Cosa raccontare quando tutto è già stato raccontato, analizzato, dissezionato nel minimo dettaglio, anche inventato, ed elevato a status di leggenda? I Beatles sono uno di quei territori mitici su cui è appunto già stato «detto» tutto, e Craig Brown parte proprio da questo nel suo volume One Two Three Four – The Beatles in Time, vincitore l’anno scorso del Baillie Gifford Prize for non-fiction. Il suo racconto riguarda infatti meno i Beatles, la loro biografia «storica» e musicale, di ciò che hanno «generato» nel corso del tempo: la cosiddetta Beatlemania come fenomeno di costume, sociale, rivoluzione musicale e culto quasi religioso – non è un caso che il percorso parta dagli odierni tour organizzati a Liverpool nelle case di John e Paul dove gli oggetti delle famiglie Lennon e McCartney (quasi tutti repliche) «sono diligentemente catalogati, come reliquie della Torre di Londra» – «L’orgoglio della collezione è certamente ’Pattumiera: Metallo, data 1940-1960, con coperchio separato’» – e dove «chi va in pellegrinaggio a Mendips (casa Lennon, ndr) deve rispettare regole più strette di quelle nella Cappella Sistina».

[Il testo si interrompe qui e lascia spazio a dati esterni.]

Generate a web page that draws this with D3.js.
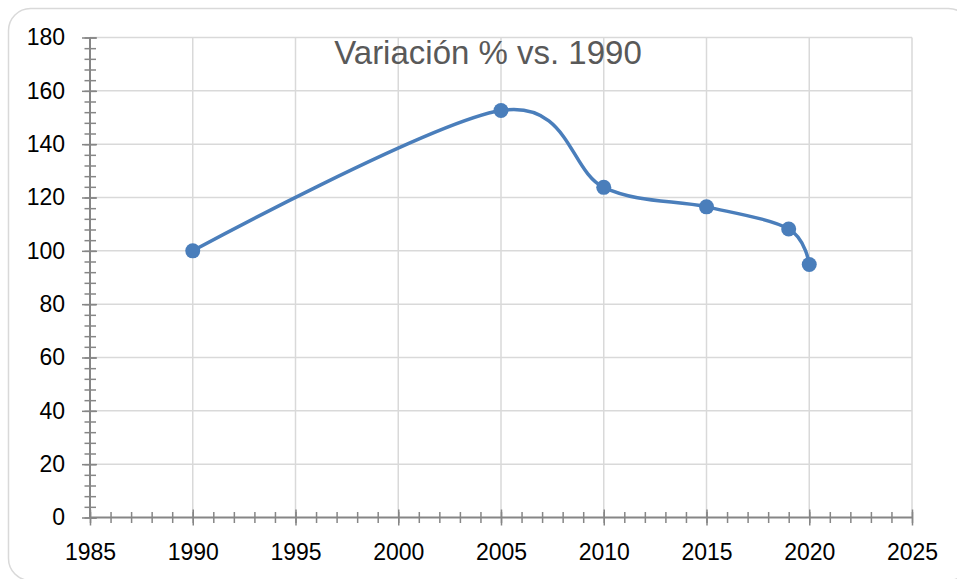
<!DOCTYPE html>
<html>
<head>
<meta charset="utf-8">
<script src="https://cdn.jsdelivr.net/npm/d3@7"></script>
<style>
  html, body { margin: 0; padding: 0; background: #ffffff; }
  svg { display: block; }
</style>
</head>
<body>
<svg id="chart" width="957" height="579"></svg>
<script>
// ---- data ----
const years = [1990, 2005, 2010, 2015, 2019, 2020];
const values = [100, 152.6, 123.8, 116.5, 108.2, 94.9];
const xMajorTicks = [1985, 1990, 1995, 2000, 2005, 2010, 2015, 2020, 2025];
const yMajorTicks = [0, 20, 40, 60, 80, 100, 120, 140, 160, 180];
const title = "Variación % vs. 1990";

const svg = d3.select("#chart");
const font = "'Liberation Sans', Arial, sans-serif";

// chart border
svg.append("rect")
  .attr("x", 8.5).attr("y", 8.5)
  .attr("width", 962).attr("height", 572)
  .attr("rx", 22).attr("ry", 22)
  .attr("fill", "#ffffff")
  .attr("stroke", "#d9d9d9").attr("stroke-width", 1.5);

const x = d3.scaleLinear().domain([1985, 2025]).range([90, 912]);
const y = d3.scaleLinear().domain([0, 180]).range([517.5, 37.5]);

const xMinor = d3.range(1985, 2026, 1);
const yMinor = d3.range(0, 181, 4);

// gridlines
const grid = svg.append("g").attr("stroke", "#d9d9d9").attr("stroke-width", 1.5);
grid.selectAll("line.v").data(xMajorTicks.filter(d => d > 1985)).join("line")
  .attr("x1", d => x(d)).attr("x2", d => x(d))
  .attr("y1", y(180)).attr("y2", y(0));
grid.selectAll("line.h").data(yMajorTicks.filter(d => d > 0)).join("line")
  .attr("x1", x(1985)).attr("x2", x(2025))
  .attr("y1", d => y(d)).attr("y2", d => y(d));

const axisColor = "#868686";

function styleAxis(g, inner, outer, horizontal) {
  g.select(".domain").remove();
  g.selectAll(".tick line")
    .attr("stroke", axisColor).attr("stroke-width", 1.5);
  if (horizontal) {
    g.selectAll(".tick line").attr("y1", -inner).attr("y2", outer);
  } else {
    g.selectAll(".tick line").attr("x1", inner).attr("x2", -outer);
  }
}

// x minor ticks
svg.append("g").attr("transform", `translate(0,${y(0)})`)
  .call(d3.axisBottom(x).tickValues(xMinor).tickSize(5.5).tickFormat(""))
  .call(g => styleAxis(g, 5.5, 5.5, true));
// y minor ticks
svg.append("g").attr("transform", `translate(${x(1985)},0)`)
  .call(d3.axisLeft(y).tickValues(yMinor).tickSize(5.5).tickFormat(""))
  .call(g => styleAxis(g, 6, 5.5, false));

// x major axis
const gx = svg.append("g").attr("transform", `translate(0,${y(0)})`)
  .call(d3.axisBottom(x).tickValues(xMajorTicks).tickSize(8).tickPadding(18).tickFormat(d3.format("d")));
styleAxis(gx, 8, 8, true);
gx.selectAll("text").attr("font-family", font).attr("font-size", 23).attr("fill", "#000000");

// y major axis
const gy = svg.append("g").attr("transform", `translate(${x(1985)},0)`)
  .call(d3.axisLeft(y).tickValues(yMajorTicks).tickSize(8).tickPadding(17).tickFormat(d3.format("d")));
styleAxis(gy, 7, 8, false);
gy.selectAll("text").attr("font-family", font).attr("font-size", 23).attr("fill", "#000000");

// axis lines
svg.append("line").attr("x1", x(1985)).attr("x2", x(2025)).attr("y1", y(0)).attr("y2", y(0))
  .attr("stroke", axisColor).attr("stroke-width", 2);
svg.append("line").attr("x1", x(1985)).attr("x2", x(1985)).attr("y1", y(0)).attr("y2", y(180))
  .attr("stroke", axisColor).attr("stroke-width", 2);

// title
svg.append("text")
  .attr("x", 488).attr("y", 64)
  .attr("text-anchor", "middle")
  .attr("font-family", font).attr("font-size", 33)
  .attr("fill", "#595959")
  .text(title);

// line
const pts = years.map((yr, i) => [yr, values[i]]);
const line = d3.line().x(d => x(d[0])).y(d => y(d[1])).curve(d3.curveCardinal.tension(0));
svg.append("path").datum(pts)
  .attr("d", line)
  .attr("fill", "none")
  .attr("stroke", "#4a7ebb")
  .attr("stroke-width", 3.5)
  .attr("stroke-linejoin", "round");

svg.selectAll("circle.pt").data(pts).join("circle")
  .attr("class", "pt")
  .attr("cx", d => x(d[0])).attr("cy", d => y(d[1]))
  .attr("r", 7.5)
  .attr("fill", "#4a7ebb");
</script>
</body>
</html>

CON IL SUO approccio ironico alle derive feticistiche della beatlemania Brown indica la direzione che prenderà il suo viaggio, che si diverte a riportare in primo piano dei particolari, «cartoline» nella storia dei Beatles che vanno dagli eventi più noti e dibattuti – la cacciata di Pete Best, il tour ad Amburgo, lo scioglimento – a «curiosità» che ricostruiscono il clima di un’epoca – quella in cui i Beatles si sono mossi e che hanno profondamente rivoluzionato. Dalle recensioni inorridite della stampa conservatrice inglese ai loro concerti – «Questa non è realmente isteria. L’isteria è patologica. Questa è una malattia» scrive sulle colonne di un giornale il preside del dipartimento di psicologia dell’Università di Manchester – alle curiosità assurde sui Fab Four che uscivano su un magazine interamente dedicato a loro («Fabulous») nel 1965: «Paul beve caffè a colazione. Gli altri tre bevono tè – perfino in America».

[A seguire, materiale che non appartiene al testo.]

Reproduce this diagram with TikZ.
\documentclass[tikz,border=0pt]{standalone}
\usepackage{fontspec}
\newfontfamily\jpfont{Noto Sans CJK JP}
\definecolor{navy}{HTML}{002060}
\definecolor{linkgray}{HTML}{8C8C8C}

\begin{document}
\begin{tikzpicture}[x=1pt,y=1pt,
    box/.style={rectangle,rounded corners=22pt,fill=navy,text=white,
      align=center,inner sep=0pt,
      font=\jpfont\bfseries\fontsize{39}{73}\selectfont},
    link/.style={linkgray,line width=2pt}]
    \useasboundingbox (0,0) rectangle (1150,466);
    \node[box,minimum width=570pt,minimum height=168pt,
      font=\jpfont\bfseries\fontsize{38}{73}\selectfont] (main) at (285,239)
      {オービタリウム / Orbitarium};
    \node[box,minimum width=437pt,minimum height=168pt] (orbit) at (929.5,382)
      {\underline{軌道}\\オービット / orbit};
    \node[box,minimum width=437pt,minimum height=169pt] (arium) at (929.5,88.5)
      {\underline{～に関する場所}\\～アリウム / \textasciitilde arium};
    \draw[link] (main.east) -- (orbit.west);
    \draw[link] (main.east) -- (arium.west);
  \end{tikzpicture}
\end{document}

Un «catalogo» che procede liberamente fra salti e dilatazioni temporali, dove incontriamo l’articolo di giornale che ha ispirato a McCartney She’s Leaving Home; la fan mail americana ricevuta dai Beatles («Cari Beatles, sono una vostra leale fan. Ho tutti i vostri dischi e non ho nemmeno il giradischi. Con amore, Donna».); le reazioni negli Usa all’uscita di I Want To Hold Your Hand, da Bruce Springsteen – «la radio brillava davanti ai miei occhi per lo sforzo di contenere quel suono» a Allen Ginsberg: «Sentii il suono alto, di Jodel, di quell’oooh che mi attraversò il cranio, e capii che avrebbe attraversato il cranio di tutta la civiltà occidentale» – e ancora lo sciopero delle operaie del cotonificio di Accrington nel 1963 perché il caporeparto aveva bandito un programma radiofonico che passava le canzoni dei Beatles.

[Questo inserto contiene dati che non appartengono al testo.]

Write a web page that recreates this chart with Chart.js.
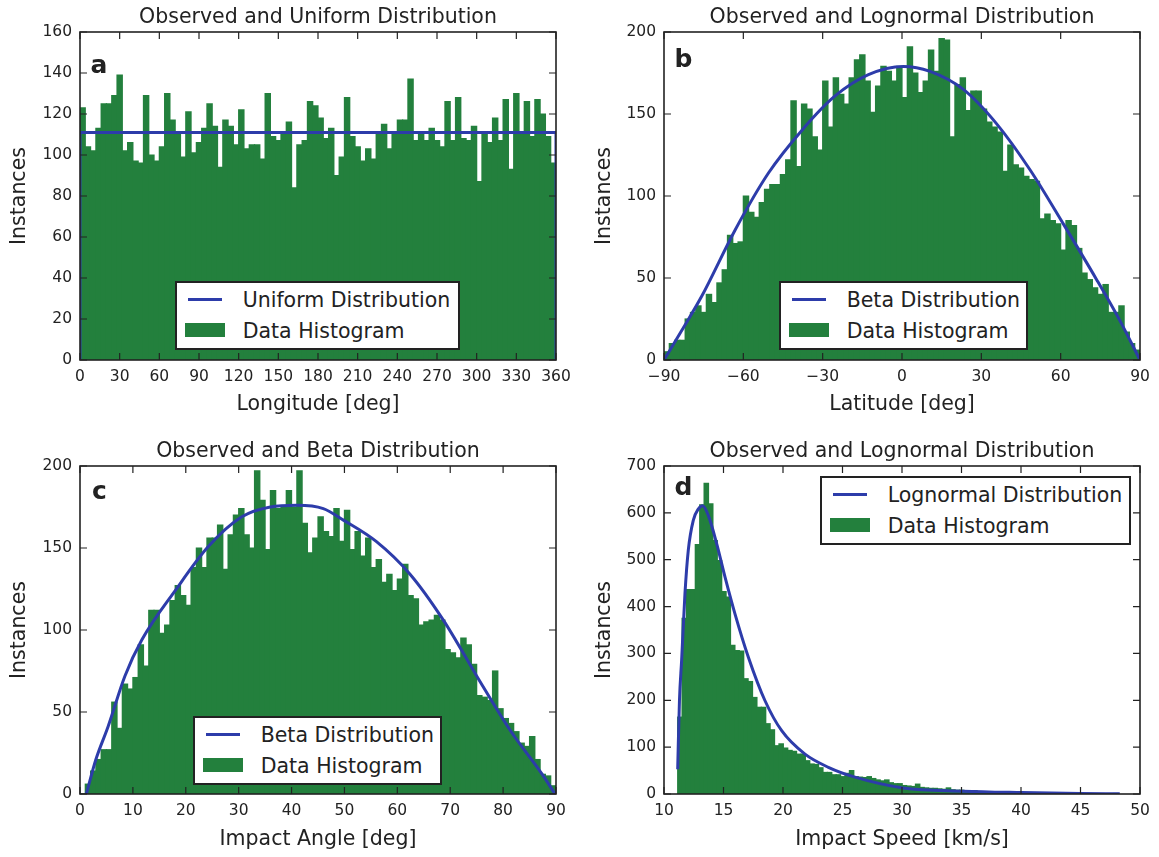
<!DOCTYPE html>
<html>
<head>
<meta charset="utf-8">
<script src="https://cdn.jsdelivr.net/npm/chart.js@4"></script>
<style>
  body { margin: 0; background: #fff; }
  #page { position: relative; width: 1159px; height: 857px; overflow: hidden;
          font-family: 'DejaVu Sans', sans-serif; color: #222; }
  .panel { position: absolute; }
  .title { position: absolute; text-align: center; font-size: 20.5px; line-height: 1; white-space: nowrap; }
  .tag { position: absolute; font-weight: bold; font-size: 25px; line-height: 1; }
  .legend { position: absolute; height: 69px; box-sizing: border-box; border: 2px solid #222; background: #fff; }
  .legend .line { position: absolute; left: 11px; top: 14.5px; width: 34px; height: 3px; background: #2d3caa; }
  .legend .patch { position: absolute; left: 8px; top: 40px; width: 40px; height: 14px; background: #23803d; }
  .legend span { position: absolute; left: 65.7px; font-size: 20.5px; line-height: 1; white-space: nowrap; }
</style>
</head>
<body>
<div id="page">
  <div class="panel" style="left:0;top:0"><canvas id="chartA" width="579" height="428"></canvas></div>
  <div class="panel" style="left:579px;top:0"><canvas id="chartB" width="580" height="428"></canvas></div>
  <div class="panel" style="left:0;top:428px"><canvas id="chartC" width="579" height="429"></canvas></div>
  <div class="panel" style="left:579px;top:428px"><canvas id="chartD" width="580" height="429"></canvas></div>

  <div class="title" style="left:80px;top:6px;width:476px">Observed and Uniform Distribution</div>
  <div class="title" style="left:664px;top:6px;width:476px">Observed and Lognormal Distribution</div>
  <div class="title" style="left:80px;top:440px;width:476px">Observed and Beta Distribution</div>
  <div class="title" style="left:664px;top:440px;width:476px">Observed and Lognormal Distribution</div>

  <div class="tag" style="left:90.4px;top:52.1px">a</div>
  <div class="tag" style="left:674.4px;top:45.5px">b</div>
  <div class="tag" style="left:92px;top:478.1px">c</div>
  <div class="tag" style="left:674.4px;top:473.8px">d</div>

  <div class="legend" style="left:175px;top:281px;width:285px">
    <div class="line"></div><span style="top:7.4px">Uniform Distribution</span>
    <div class="patch"></div><span style="top:38px">Data Histogram</span>
  </div>
  <div class="legend" style="left:779px;top:281px;width:249px">
    <div class="line"></div><span style="top:7.4px">Beta Distribution</span>
    <div class="patch"></div><span style="top:38px">Data Histogram</span>
  </div>
  <div class="legend" style="left:193px;top:716px;width:249px">
    <div class="line"></div><span style="top:7.4px">Beta Distribution</span>
    <div class="patch"></div><span style="top:38px">Data Histogram</span>
  </div>
  <div class="legend" style="left:820px;top:476px;width:311px">
    <div class="line"></div><span style="top:7.4px">Lognormal Distribution</span>
    <div class="patch"></div><span style="top:38px">Data Histogram</span>
  </div>
</div>

<script>
// Histogram counts, one value per bin

// a: longitude, 90 bins of 4 deg from 0
const lonStart = 0, lonWidth = 4;
const lonCounts = [
  123, 104, 102, 113, 125, 125, 129, 139, 102, 106,
  97, 96, 129, 100, 97, 104, 130, 117, 111, 99,
  121, 101, 106, 113, 125, 114, 94, 117, 114, 105,
  122, 103, 105, 105, 98, 130, 109, 107, 110, 116,
  84, 105, 107, 126, 124, 118, 108, 113, 90, 99,
  128, 109, 104, 97, 103, 98, 111, 115, 103, 111,
  117, 117, 137, 107, 111, 107, 113, 107, 104, 126,
  107, 128, 108, 107, 114, 87, 111, 106, 118, 107,
  127, 93, 130, 111, 126, 109, 127, 120, 109, 96
];
const uniformX = [0, 0, 360, 360];
const uniformY = [0, 111, 111, 0];

// b: latitude, 90 bins of 2 deg from -90
const latStart = -90, latWidth = 2;
const latCounts = [
  5, 10, 12, 12, 25, 29, 33, 29, 40, 35,
  47, 55, 76, 71, 72, 100, 90, 87, 96, 104,
  107, 107, 113, 122, 158, 118, 156, 153, 136, 128,
  170, 142, 172, 162, 156, 172, 183, 186, 170, 151,
  167, 179, 176, 170, 179, 160, 191, 175, 163, 170,
  189, 176, 196, 195, 136, 168, 172, 152, 164, 164,
  153, 145, 142, 139, 115, 131, 119, 117, 112, 110,
  109, 86, 89, 85, 83, 67, 85, 82, 68, 53,
  49, 44, 40, 46, 29, 29, 33, 17, 10, 6
];
const latCurveX = [-90, -83.3, -75.7, -63.2, -50.5, -37.9, -25.3, -12.7, 0.5, 10.6, 23.2, 35.8, 48.4, 61, 73.6, 82.4, 90];
const latCurveY = [0, 18, 39, 79, 114, 140, 161, 174, 179, 176, 165, 144, 116, 83, 49, 24, 0];

// c: impact angle, 90 bins of 1 deg from 0
const angStart = 0, angWidth = 1;
const angCounts = [
  0, 6, 14, 21, 27, 27, 56, 40, 67, 64,
  71, 91, 78, 112, 112, 98, 103, 118, 127, 121,
  115, 138, 150, 138, 156, 156, 164, 137, 158, 170,
  174, 158, 150, 197, 179, 149, 185, 174, 175, 185,
  175, 197, 165, 147, 156, 169, 160, 157, 174, 154,
  173, 149, 160, 145, 156, 138, 143, 129, 134, 124,
  131, 140, 121, 119, 103, 105, 106, 109, 106, 88,
  86, 83, 95, 91, 79, 60, 59, 57, 75, 52,
  46, 43, 38, 31, 29, 35, 21, 12, 11, 5
];
const angCurveX = [1.2, 3, 5.3, 8.5, 11.7, 18, 24.3, 30.6, 36, 41, 46, 49.8, 56, 62.4, 68.7, 75, 81.3, 87.6, 89.8];
const angCurveY = [0, 21, 41, 72, 94, 124, 151, 169, 175, 176, 174, 167, 154, 134, 106, 72, 39, 11, 0];

// d: impact speed, 100 bins of 0.37 km/s from 11.15
const spdStart = 11.15, spdWidth = 0.37;
const spdCounts = [
  164, 375, 436, 436, 532, 617, 663, 619, 541, 498,
  432, 420, 317, 306, 305, 246, 240, 206, 185, 185,
  150, 137, 103, 107, 98, 93, 91, 85, 85, 71,
  64, 63, 56, 46, 46, 41, 41, 37, 44, 50,
  37, 36, 35, 37, 33, 30, 28, 30, 24, 22,
  22, 18, 17, 16, 21, 14, 13, 12, 12, 11,
  10, 13, 9, 8, 8, 7, 6, 7, 5, 5,
  4, 5, 4, 3, 3, 3, 2, 3, 2, 2,
  2, 1, 2, 1, 1, 1, 1, 0, 1, 0,
  1, 0, 0, 1, 0, 0, 0, 0, 0, 1
];
const spdCurveX = [11.15, 11.3, 11.48, 11.76, 12.04, 12.46, 12.88, 13.25, 13.73, 14.43, 15.13, 15.97, 17.09, 18.49, 19.89, 21.85, 23.81, 26.05, 30.1, 35.15, 40.06, 45, 48.3];
const spdCurveY = [53, 200, 285, 427, 520, 584, 608, 615, 594, 534, 463, 384, 292, 199, 135, 85, 57, 36, 13, 6, 3, 1, 0.5];

const GREEN = '#23803d';
const BLUE = '#2d3caa';
const INK = '#222';

Chart.defaults.font.family = "'DejaVu Sans', sans-serif";
Chart.defaults.color = INK;

/**
 * Matplotlib style frame with inward ticks on all four sides
 */
const framePlugin = {
  id: 'frame',
  afterDatasetsDraw(chart) {
    const { ctx, chartArea: a, scales: { x, y } } = chart;
    ctx.save();
    ctx.strokeStyle = INK;
    ctx.lineWidth = 1.2;
    ctx.beginPath();
    x.ticks.forEach(t => {
      const px = x.getPixelForValue(t.value);
      ctx.moveTo(px, a.bottom); ctx.lineTo(px, a.bottom - 7);
      ctx.moveTo(px, a.top); ctx.lineTo(px, a.top + 7);
    });
    y.ticks.forEach(t => {
      const py = y.getPixelForValue(t.value);
      ctx.moveTo(a.left, py); ctx.lineTo(a.left + 7, py);
      ctx.moveTo(a.right, py); ctx.lineTo(a.right - 7, py);
    });
    ctx.stroke();
    ctx.lineWidth = 1.6;
    ctx.strokeRect(a.left, a.top, a.right - a.left, a.bottom - a.top);
    ctx.restore();
  }
};

function toBars(start, width, counts) {
  return counts.map((c, i) => ({ x: start + width * (i + 0.5), y: c }));
}

function toPoints(xs, ys) {
  return xs.map((x, i) => ({ x: x, y: ys[i] }));
}

const minusSign = v => (v < 0 ? '\u2212' + Math.abs(v) : String(v));

/**
 * Build one histogram panel
 */
function makePanel(id, cfg) {
  return new Chart(document.getElementById(id), {
    type: 'bar',
    data: {
      datasets: [
        {
          type: 'line',
          data: cfg.curve,
          borderColor: BLUE,
          borderWidth: 3,
          pointRadius: 0,
          fill: false,
          tension: 0,
          cubicInterpolationMode: cfg.smooth ? 'monotone' : 'default',
          order: 0
        },
        {
          type: 'bar',
          data: cfg.bars,
          backgroundColor: GREEN,
          borderColor: GREEN,
          borderWidth: 0,
          inflateAmount: 0.6,
          barPercentage: 1,
          categoryPercentage: 1,
          order: 1
        }
      ]
    },
    options: {
      responsive: false,
      animation: false,
      devicePixelRatio: 1,
      layout: { padding: cfg.padding },
      plugins: { legend: { display: false }, tooltip: { enabled: false } },
      scales: {
        x: {
          type: 'linear',
          min: cfg.xMin,
          max: cfg.xMax,
          offset: false,
          grid: { display: false, drawTicks: false, offset: false },
          border: { display: false },
          ticks: { stepSize: cfg.xStep, padding: 7.4, font: { size: 15.5 }, color: INK, callback: minusSign },
          title: { display: true, text: cfg.xTitle, font: { size: 20.5 }, padding: 0, color: INK },
          afterFit: s => { s.height = cfg.xHeight; }
        },
        y: {
          min: 0,
          max: cfg.yMax,
          grid: { display: false, drawTicks: false },
          border: { display: false },
          ticks: { stepSize: cfg.yStep, padding: 8, font: { size: 15.5 }, color: INK },
          title: { display: true, text: 'Instances', font: { size: 20.5 }, padding: 0, color: INK },
          afterFit: s => { s.width = cfg.yWidth; }
        }
      }
    },
    plugins: [framePlugin]
  });
}

makePanel('chartA', {
  bars: toBars(lonStart, lonWidth, lonCounts),
  curve: toPoints(uniformX, uniformY),
  smooth: false,
  xMin: 0, xMax: 360, xStep: 30, yMax: 160, yStep: 20,
  xTitle: 'Longitude [deg]',
  padding: { left: 7.7, top: 32, right: 23, bottom: 10.7 },
  yWidth: 72.3, xHeight: 57.3
});

makePanel('chartB', {
  bars: toBars(latStart, latWidth, latCounts),
  curve: toPoints(latCurveX, latCurveY),
  smooth: true,
  xMin: -90, xMax: 90, xStep: 30, yMax: 200, yStep: 50,
  xTitle: 'Latitude [deg]',
  padding: { left: 13.7, top: 32, right: 19, bottom: 10.7 },
  yWidth: 71.3, xHeight: 57.3
});

makePanel('chartC', {
  bars: toBars(angStart, angWidth, angCounts),
  curve: toPoints(angCurveX, angCurveY),
  smooth: true,
  xMin: 0, xMax: 90, xStep: 10, yMax: 200, yStep: 50,
  xTitle: 'Impact Angle [deg]',
  padding: { left: 7.7, top: 38, right: 23, bottom: 4.7 },
  yWidth: 72.3, xHeight: 58.3
});

makePanel('chartD', {
  bars: toBars(spdStart, spdWidth, spdCounts),
  curve: toPoints(spdCurveX, spdCurveY),
  smooth: true,
  xMin: 10, xMax: 50, xStep: 5, yMax: 700, yStep: 100,
  xTitle: 'Impact Speed [km/s]',
  padding: { left: 13.7, top: 38, right: 19, bottom: 4.7 },
  yWidth: 71.3, xHeight: 58.3
});
</script>
</body>
</html>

MOLTI EPISODI con il passare del tempo appartengono più al campo mitico che a quello «fattuale» che Brown non ha alcun interesse a ricostruire: a interessare è anzi spesso l’ «effetto Rashomon» dei ricordi e dei punti di vista – ogni Beatle ricorda (convenientemente) a suo modo la coltellata alle spalle inferta al loro primo batterista; ogni astante ha un diverso ricordo dell’aggressione di John all’Mc del Cavern Bob Wooler alla festa di compleanno di Paul nel ’63 – il suo telegramma di scuse, scritto da Brian Epstein, verrà battuto all’asta da Sotheby’s nel gli anni ’80 per 550 sterline. Ogni biografo (a seconda di dove pendano le sue simpatie) ne dà a sua volta una diversa interpretazione, come il racconto dei testimoni (spesso spuri) del primo leggendario incontro fra Lennon e McCartney poco più che bambini. È questo caleidoscopio a interessare Brown nel suo racconto che attraverso la luce che ne emana illumina il senso più vero, proprio perché spesso del tutto falso, dell’onda anomala rappresentata dal fenomeno Beatles. «Dopo un terremoto, si hanno diverse versioni di ciò che è accaduto da tutte le persone che lo hanno visto – avrebbe detto Paul anni dopo lo scioglimento della band – E sono tutte vere».